How do you motivate others?
I am a glass half full person so I try my best to remain positive. Mood is a motivating factor and can influence how we respond to challenges. Having everyone in the right headspace to be responsive instead of reactive is optimal. I always stress open communication and encourage all associates to speak directly when any issues arise. Calm efficiency wins the day.
How has your company grown from its early days to now?
Our original strategy was, “Buy by the pound, subdivide and resell.” But we have added rehabbing and finding unorthodox tenants, as most of the properties we acquire have passed the class A lifecycle, so to speak. It’s the area we see the most opportunity.
Who has been a role model to you and why?
My role models, were my father and also nowadays Tom Robinson, formerly of Equitable out of Atlanta. I’ll call him a mentor and coach. He has been and still is a key person in locating, acquiring and negotiating new deals on our behalf. I learned a lot from my father and Tom. They formed a dynamic duo and epitomized teamwork. Those two knocked it out of the park in the 90’s and early 2000’s. It was a situations where one plus one equals way more than two. That teamwork gave our investment group a lot of traction.Their efforts built a seamless continuity that stands today between Tom and our organization. This continuity makes achieving goals a lot of fun and rewarding. I look forward to continuing the team effort with Tom and expanding on those efforts. I still consider myself the new guy, always learning how much more there is to know in the world.
How do you maintain a solid work life balance?
I don’t think I’ve ever been accused of working too hard. Maybe I’ve taken on more than I could chew, but never overworked. Nowadays, I’m learning how to properly assess what to take on versus what to pass on. This is an extension of what I mentioned earlier regarding your question about motivation- possessing equanimity is an essential building block for productivity.
What has been the hardest obstacle you’ve overcome?

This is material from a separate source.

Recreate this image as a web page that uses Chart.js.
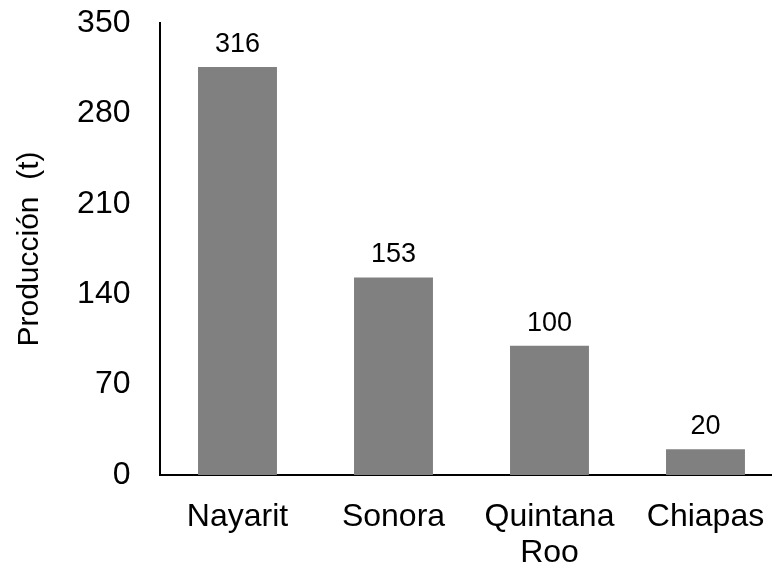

Dealing with the recession that we started to see signs of in 2006, was difficult, and long-lasting. In my experience, nothing had really gone terribly out of control. There had been ebbs and flows, but they were manageable. However, when the recession hit, it felt like being an ant trying to hold back a tidal wave. It crashed on me in business and greatly impacted my personal life, as I had some health and personal problems that spiraled downward simultaneously. It took years to normalize. The last few years have worked out much better, and surprisingly, even with COVID, the industry has managed well so far. Hopefully, inflation will be staved off and the economy can keep on humming with nothing more than market corrections.
What is one piece of advice that you have never forgotten?
Do what you say you are going to do. Being reliable and trustworthy are fundamental components and building blocks for life.